I cant use a bearing puller as i cant access the end of the actual motor shaft and the flange plate from the gear box is also free on the spindle and in the way.
See photos ad hope someone could suggest something.
Thanks Bob


----------



## Monkey Mark (25 Mar 2015)

It looks like the shaft could be knocked in, back towards the motor a little, giving enough space to remove the key way.


----------



## RogerP (25 Mar 2015)

I agree, it looks like that key has to come out before you go any further


----------



## bob531 (25 Mar 2015)

Hi, Im not sure i follow, the motor shaft is the thinner left hand side in the photo. The wider sleeve part on right where you cant see the key is the gear reducer. The flange from the gear ratios reducer is in the way of doing anything with any force.

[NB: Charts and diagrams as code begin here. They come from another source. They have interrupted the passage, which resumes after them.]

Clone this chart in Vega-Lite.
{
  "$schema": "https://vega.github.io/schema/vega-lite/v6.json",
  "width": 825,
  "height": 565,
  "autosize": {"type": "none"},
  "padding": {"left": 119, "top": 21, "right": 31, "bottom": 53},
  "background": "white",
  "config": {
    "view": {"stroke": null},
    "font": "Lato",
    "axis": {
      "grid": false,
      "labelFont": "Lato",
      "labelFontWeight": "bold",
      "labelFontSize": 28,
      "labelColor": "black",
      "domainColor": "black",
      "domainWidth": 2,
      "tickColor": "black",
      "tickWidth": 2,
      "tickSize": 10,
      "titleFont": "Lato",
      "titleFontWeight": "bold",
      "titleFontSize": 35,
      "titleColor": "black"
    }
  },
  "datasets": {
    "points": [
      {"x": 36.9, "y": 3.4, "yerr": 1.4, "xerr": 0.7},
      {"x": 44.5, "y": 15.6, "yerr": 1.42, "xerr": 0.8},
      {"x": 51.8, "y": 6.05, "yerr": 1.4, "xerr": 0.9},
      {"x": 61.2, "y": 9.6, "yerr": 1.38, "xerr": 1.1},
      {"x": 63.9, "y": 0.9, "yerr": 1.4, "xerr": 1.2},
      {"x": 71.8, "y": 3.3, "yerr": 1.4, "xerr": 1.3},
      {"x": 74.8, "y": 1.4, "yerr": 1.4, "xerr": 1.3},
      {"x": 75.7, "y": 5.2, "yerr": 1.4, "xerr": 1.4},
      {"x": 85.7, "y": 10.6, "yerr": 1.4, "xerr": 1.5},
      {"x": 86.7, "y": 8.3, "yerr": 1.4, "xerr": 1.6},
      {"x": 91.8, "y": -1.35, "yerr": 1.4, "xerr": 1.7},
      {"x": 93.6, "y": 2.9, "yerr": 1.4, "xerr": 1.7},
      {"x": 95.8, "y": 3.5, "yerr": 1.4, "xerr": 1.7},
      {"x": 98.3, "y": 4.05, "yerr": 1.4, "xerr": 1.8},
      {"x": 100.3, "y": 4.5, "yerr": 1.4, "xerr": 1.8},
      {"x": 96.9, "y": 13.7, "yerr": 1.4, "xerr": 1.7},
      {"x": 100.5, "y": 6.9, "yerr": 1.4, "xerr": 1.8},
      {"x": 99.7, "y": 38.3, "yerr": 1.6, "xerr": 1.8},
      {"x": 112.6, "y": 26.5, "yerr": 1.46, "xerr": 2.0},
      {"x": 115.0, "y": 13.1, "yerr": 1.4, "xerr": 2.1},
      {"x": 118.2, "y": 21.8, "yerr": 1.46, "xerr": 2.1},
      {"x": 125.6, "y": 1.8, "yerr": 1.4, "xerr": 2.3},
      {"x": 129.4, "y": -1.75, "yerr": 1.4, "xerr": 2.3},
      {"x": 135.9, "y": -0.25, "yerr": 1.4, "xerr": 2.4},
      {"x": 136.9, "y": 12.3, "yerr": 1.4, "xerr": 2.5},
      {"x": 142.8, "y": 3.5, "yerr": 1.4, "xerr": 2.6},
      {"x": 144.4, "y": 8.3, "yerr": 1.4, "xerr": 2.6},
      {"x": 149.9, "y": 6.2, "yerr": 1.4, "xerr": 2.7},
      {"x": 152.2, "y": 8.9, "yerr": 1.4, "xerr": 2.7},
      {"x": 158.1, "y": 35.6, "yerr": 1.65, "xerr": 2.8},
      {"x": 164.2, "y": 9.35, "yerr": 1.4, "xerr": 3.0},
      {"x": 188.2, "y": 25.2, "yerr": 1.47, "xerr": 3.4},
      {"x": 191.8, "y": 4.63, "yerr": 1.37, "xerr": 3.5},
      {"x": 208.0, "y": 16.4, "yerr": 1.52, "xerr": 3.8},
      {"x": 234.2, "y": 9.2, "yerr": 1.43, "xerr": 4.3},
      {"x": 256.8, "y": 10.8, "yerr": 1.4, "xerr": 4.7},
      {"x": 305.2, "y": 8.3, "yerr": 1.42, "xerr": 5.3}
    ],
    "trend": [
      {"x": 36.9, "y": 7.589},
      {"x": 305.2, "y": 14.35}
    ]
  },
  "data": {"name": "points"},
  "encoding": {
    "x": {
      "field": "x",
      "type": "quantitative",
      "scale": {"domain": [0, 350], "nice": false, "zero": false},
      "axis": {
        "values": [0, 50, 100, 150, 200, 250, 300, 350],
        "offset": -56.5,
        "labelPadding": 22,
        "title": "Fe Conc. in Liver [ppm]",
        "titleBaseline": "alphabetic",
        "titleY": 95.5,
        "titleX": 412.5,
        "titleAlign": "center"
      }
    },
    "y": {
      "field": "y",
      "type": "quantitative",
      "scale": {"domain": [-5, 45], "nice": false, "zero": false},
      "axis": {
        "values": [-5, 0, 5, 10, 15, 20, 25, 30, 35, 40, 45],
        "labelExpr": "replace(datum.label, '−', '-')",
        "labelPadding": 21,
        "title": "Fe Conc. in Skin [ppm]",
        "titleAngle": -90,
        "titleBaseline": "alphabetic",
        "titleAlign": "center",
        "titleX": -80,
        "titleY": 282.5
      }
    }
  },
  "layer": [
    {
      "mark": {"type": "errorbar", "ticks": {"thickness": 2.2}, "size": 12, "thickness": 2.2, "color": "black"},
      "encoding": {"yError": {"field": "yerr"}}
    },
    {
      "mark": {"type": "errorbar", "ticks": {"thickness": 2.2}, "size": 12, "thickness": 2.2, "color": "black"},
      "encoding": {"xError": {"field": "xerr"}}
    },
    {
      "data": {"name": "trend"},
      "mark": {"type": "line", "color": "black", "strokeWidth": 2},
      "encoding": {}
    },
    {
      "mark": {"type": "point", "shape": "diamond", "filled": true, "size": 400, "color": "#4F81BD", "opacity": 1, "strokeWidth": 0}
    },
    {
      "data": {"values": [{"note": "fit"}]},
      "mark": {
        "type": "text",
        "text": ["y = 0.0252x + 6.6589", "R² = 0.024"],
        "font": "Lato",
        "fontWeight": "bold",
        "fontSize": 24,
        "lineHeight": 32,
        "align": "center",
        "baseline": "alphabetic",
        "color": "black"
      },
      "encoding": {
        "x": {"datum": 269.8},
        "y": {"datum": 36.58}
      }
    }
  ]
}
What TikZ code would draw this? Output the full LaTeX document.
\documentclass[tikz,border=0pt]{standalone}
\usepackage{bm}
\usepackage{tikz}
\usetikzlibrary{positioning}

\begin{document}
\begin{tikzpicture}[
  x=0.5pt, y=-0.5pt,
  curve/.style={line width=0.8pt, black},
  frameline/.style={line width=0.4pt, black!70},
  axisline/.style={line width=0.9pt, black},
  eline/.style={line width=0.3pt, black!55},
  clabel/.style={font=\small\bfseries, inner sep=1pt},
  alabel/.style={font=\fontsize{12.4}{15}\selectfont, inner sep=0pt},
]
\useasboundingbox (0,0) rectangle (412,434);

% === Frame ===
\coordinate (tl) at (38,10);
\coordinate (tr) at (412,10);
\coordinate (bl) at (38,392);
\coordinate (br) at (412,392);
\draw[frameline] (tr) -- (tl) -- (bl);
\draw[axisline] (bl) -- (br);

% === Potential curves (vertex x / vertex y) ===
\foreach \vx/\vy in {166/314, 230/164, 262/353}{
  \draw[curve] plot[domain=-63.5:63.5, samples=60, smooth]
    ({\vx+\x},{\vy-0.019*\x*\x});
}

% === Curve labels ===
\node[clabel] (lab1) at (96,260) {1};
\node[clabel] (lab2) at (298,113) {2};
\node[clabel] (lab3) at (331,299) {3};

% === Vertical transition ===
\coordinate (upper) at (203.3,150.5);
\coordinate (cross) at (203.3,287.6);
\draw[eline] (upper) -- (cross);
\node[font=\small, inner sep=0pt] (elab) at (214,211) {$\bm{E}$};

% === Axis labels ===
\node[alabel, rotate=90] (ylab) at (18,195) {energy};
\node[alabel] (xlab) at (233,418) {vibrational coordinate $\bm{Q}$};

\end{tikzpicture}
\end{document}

The sleeve or whatever its called widens on the outside (the bit where the gear pinion is sticking out of) preventing the gear flange being removed out of the way.
This is what it looked like before i tried to part the gear box from the motor.


----------



## Monkey Mark (25 Mar 2015)

.ok on the top photos the splined section is the gear reducer shaft if i'm looking at it correctly.
Personally i would try tapping of pressing that back into the flange housing, so on the top photos that will be pushing it to the left hand side, to see if that will let you release the keyway on the other side of the flange, then remove the shaft to.the right hand side.


----------



## bob531 (25 Mar 2015)

http://www.ebay.ca/itm/GROVE-GEAR-T...076?pt=LH_DefaultDomain_0&hash=item43d596da1c
On photo 2 in the first post everything you can see is the gear box.
Heres a ebay link to a similar one which shows what looks like a simple slide fit input with keyway for the motor shaft, i removed the flanged part of the gearbox which mates with the motor square flange beacause i wanted to see what was going on.
In the photo of the complete motor and gearbox everything painted green is the gearbox.


----------



## Monkey Mark (25 Mar 2015)

Yes, as I thought. Tap the end of the gearbox shaft back towards the motor. This should release the keyway on the motor side of the housing.


----------



## bob531 (25 Mar 2015)

I`ll try it in the morning.Thanks


----------



## bob531 (26 Mar 2015)

Fiinally success. I did tap the gear end a little which loosened the key a bit but still needed to heat the sleeve with a blowtorch to finally get it to move using leverage from a metal bar and sharp taps from a hammer.


----------



## Monkey Mark (26 Mar 2015)

Where there's a will there's a way!


----------



## n0legs (26 Mar 2015)

Monkey Mark":3i0j5fdn said:


> Where there's a will there's a way!



With sweet sweat and dedication you can stretch an ants ******* over the neck of a beer bottle


----------



## n0legs (26 Mar 2015)

Double click, sorry


----------



## SammyQ (29 Mar 2015)

n0legs, your recreational habits are disturbing...imaginative, but distrurbing... :shock: 

Sam


----------